[Start Information provided]

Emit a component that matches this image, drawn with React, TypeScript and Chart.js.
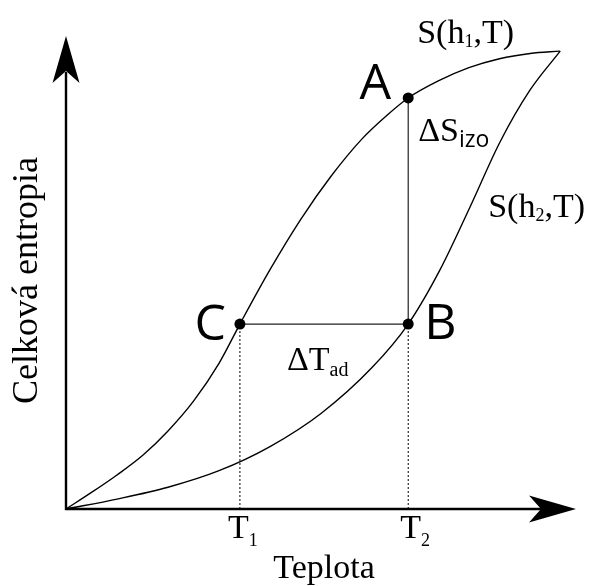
import { useEffect, useRef } from "react";
import { Chart, registerables } from "chart.js";

Chart.register(...registerables);

// Temperature / entropy in arbitrary units (0..10 on both axes)
const T_H1 = [0, 0.5, 1.0, 1.5, 2.0, 2.5, 3.0, 3.41, 4.0, 4.6, 5.2, 5.8, 6.3, 6.71, 7.3, 7.9, 8.5, 9.1, 9.69];
const S_H1 = [0, 0.35, 0.72, 1.13, 1.65, 2.28, 3.08, 3.91, 5.06, 6.12, 7.04, 7.82, 8.33, 8.69, 9.05, 9.33, 9.52, 9.63, 9.68];

const T_H2 = [0, 1, 2, 3, 4, 5, 6, 6.71, 7.33, 7.92, 8.51, 9.1, 9.69];
const S_H2 = [0, 0.21, 0.46, 0.81, 1.32, 2.02, 2.99, 3.91, 5.05, 6.38, 7.76, 8.86, 9.68];

// Cycle states
const T1 = 3.41;
const T2 = 6.71;
const S_A = 8.69;
const S_BC = 3.91;

const POINT_NAMES = ["A", "B", "C"];
const POINT_T = [T2, T2, T1];
const POINT_S = [S_A, S_BC, S_BC];

const X_MAX = 10;
const Y_MAX = 10;

const SERIF = '"Liberation Serif", "Times New Roman", serif';
const SANS = '"Open Sans", "DejaVu Sans", sans-serif';

const toXY = (xs: number[], ys: number[]) => xs.map((x, i) => ({ x, y: ys[i] }));

function drawSub(
  ctx: CanvasRenderingContext2D,
  x: number,
  y: number,
  main: string,
  sub: string,
  rest: string,
  mainFont: string,
  subFont: string,
  subDy: number
) {
  ctx.textAlign = "left";
  ctx.textBaseline = "alphabetic";
  ctx.font = mainFont;
  ctx.fillText(main, x, y);
  let cx = x + ctx.measureText(main).width;
  ctx.font = subFont;
  ctx.fillText(sub, cx, y + subDy);
  cx += ctx.measureText(sub).width;
  if (rest) {
    ctx.font = mainFont;
    ctx.fillText(rest, cx, y);
  }
}

const diagramPlugin = {
  id: "diagramDecor",
  afterDatasetsDraw(chart: any) {
    const { ctx, chartArea, scales } = chart;
    const xs = scales.x;
    const ys = scales.y;
    const x0 = xs.getPixelForValue(0);
    const y0 = ys.getPixelForValue(0);
    const xTip = xs.getPixelForValue(X_MAX);
    const yTip = ys.getPixelForValue(Y_MAX);

    ctx.save();
    ctx.fillStyle = "#000";
    ctx.strokeStyle = "#000";

    // axes
    ctx.lineWidth = 2.4;
    ctx.lineCap = "butt";
    ctx.beginPath();
    ctx.moveTo(x0, y0 + 1.2);
    ctx.lineTo(x0, yTip + 36);
    ctx.moveTo(x0 - 1.2, y0);
    ctx.lineTo(xTip - 34, y0);
    ctx.stroke();

    // arrow heads
    const len = 47;
    const notch = 35;
    const half = 13.5;
    ctx.beginPath();
    ctx.moveTo(x0, yTip);
    ctx.lineTo(x0 + half, yTip + len);
    ctx.lineTo(x0, yTip + notch);
    ctx.lineTo(x0 - half, yTip + len);
    ctx.closePath();
    ctx.fill();
    ctx.beginPath();
    ctx.moveTo(xTip, y0);
    ctx.lineTo(xTip - len, y0 - half);
    ctx.lineTo(xTip - notch, y0);
    ctx.lineTo(xTip - len, y0 + half);
    ctx.closePath();
    ctx.fill();

    const xA = xs.getPixelForValue(T2);
    const yA = ys.getPixelForValue(S_A);
    const xC = xs.getPixelForValue(T1);
    const yC = ys.getPixelForValue(S_BC);

    // point names
    ctx.font = `50px ${SANS}`;
    ctx.textBaseline = "alphabetic";
    ctx.textAlign = "right";
    ctx.fillText(POINT_NAMES[0], xA - 17, yA + 1);
    ctx.fillText(POINT_NAMES[2], xC - 14, yC + 16);
    ctx.textAlign = "left";
    ctx.fillText(POINT_NAMES[1], xA + 16, yC + 15);

    const serif = `34px ${SERIF}`;

    // ΔS_izo and ΔT_ad
    drawSub(ctx, xA + 10, yA + 43, "ΔS", "izo", "", serif, `23px ${SANS}`, 6);
    drawSub(ctx, xC + 47, yC + 46, "ΔT", "ad", "", serif, `20px ${SERIF}`, 6);

    // curve names
    drawSub(ctx, xA + 9, chartArea.top + 7, "S(h", "1", ",T)", serif, `18px ${SERIF}`, 4);
    drawSub(ctx, xA + 80, ys.getPixelForValue(6.17), "S(h", "2", ",T)", serif, `18px ${SERIF}`, 4);

    // temperature marks
    drawSub(ctx, xC - 12, y0 + 29, "T", "1", "", serif, `18px ${SERIF}`, 8);
    drawSub(ctx, xA - 8, y0 + 29, "T", "2", "", serif, `18px ${SERIF}`, 8);

    // axis titles
    ctx.font = serif;
    ctx.textAlign = "center";
    ctx.fillText("Teplota", (xC + xA) / 2, y0 + 69);

    ctx.save();
    ctx.translate(x0 - 29, (y0 + yTip) / 2 + 8);
    ctx.rotate(-Math.PI / 2);
    ctx.font = `36px ${SERIF}`;
    ctx.textAlign = "center";
    ctx.fillText("Celková entropia", 0, 0);
    ctx.restore();

    ctx.restore();
  },
};

export default function App() {
  const canvasRef = useRef<HTMLCanvasElement | null>(null);

  useEffect(() => {
    const canvas = canvasRef.current;
    if (!canvas) return;

    const chart = new Chart(canvas, {
      type: "line",
      data: {
        datasets: [
          {
            type: "scatter",
            data: toXY(POINT_T, POINT_S),
            pointRadius: 5.5,
            pointBackgroundColor: "#000",
            pointBorderColor: "#000",
            pointBorderWidth: 0,
            showLine: false,
            clip: false,
          } as any,
          {
            data: toXY(T_H1, S_H1),
            borderColor: "#000",
            borderWidth: 1.4,
            pointRadius: 0,
            cubicInterpolationMode: "monotone",
            fill: false,
          },
          {
            data: toXY(T_H2, S_H2),
            borderColor: "#000",
            borderWidth: 1.4,
            pointRadius: 0,
            cubicInterpolationMode: "monotone",
            fill: false,
          },
          {
            data: [
              { x: T1, y: S_BC },
              { x: T2, y: S_BC },
              { x: T2, y: S_A },
            ],
            borderColor: "#222",
            borderWidth: 1.2,
            pointRadius: 0,
            tension: 0,
            fill: false,
          },
          {
            data: [
              { x: T1, y: 0 },
              { x: T1, y: S_BC },
            ],
            borderColor: "#000",
            borderWidth: 1,
            borderDash: [2, 2],
            pointRadius: 0,
            fill: false,
          },
          {
            data: [
              { x: T2, y: 0 },
              { x: T2, y: S_BC },
            ],
            borderColor: "#000",
            borderWidth: 1,
            borderDash: [2, 2],
            pointRadius: 0,
            fill: false,
          },
        ],
      },
      options: {
        responsive: false,
        maintainAspectRatio: false,
        animation: false,
        layout: { padding: { left: 66, right: 17, top: 36, bottom: 77 } },
        scales: {
          x: { type: "linear", min: 0, max: X_MAX, display: false },
          y: { type: "linear", min: 0, max: Y_MAX, display: false },
        },
        plugins: {
          legend: { display: false },
          tooltip: { enabled: false },
        },
        events: [],
      },
      plugins: [diagramPlugin],
    });

    return () => chart.destroy();
  }, []);

  return (
    <div style={{ position: "absolute", left: 0, top: 0, width: 593, height: 586, background: "#fff" }}>
      <canvas ref={canvasRef} width={593} height={586} style={{ display: "block" }} />
    </div>
  );
}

[End Information provided]

Everything from the top line of the data down to and including the line with "const S_BC = 3.91;" is to be copied, except the pictures.

Emit a component that matches this image, drawn with React, TypeScript and Chart.js.
import { useEffect, useRef } from "react";
import { Chart, registerables } from "chart.js";

Chart.register(...registerables);

// Temperature / entropy in arbitrary units (0..10 on both axes)
const T_H1 = [0, 0.5, 1.0, 1.5, 2.0, 2.5, 3.0, 3.41, 4.0, 4.6, 5.2, 5.8, 6.3, 6.71, 7.3, 7.9, 8.5, 9.1, 9.69];
const S_H1 = [0, 0.35, 0.72, 1.13, 1.65, 2.28, 3.08, 3.91, 5.06, 6.12, 7.04, 7.82, 8.33, 8.69, 9.05, 9.33, 9.52, 9.63, 9.68];

const T_H2 = [0, 1, 2, 3, 4, 5, 6, 6.71, 7.33, 7.92, 8.51, 9.1, 9.69];
const S_H2 = [0, 0.21, 0.46, 0.81, 1.32, 2.02, 2.99, 3.91, 5.05, 6.38, 7.76, 8.86, 9.68];

// Cycle states
const T1 = 3.41;
const T2 = 6.71;
const S_A = 8.69;
const S_BC = 3.91;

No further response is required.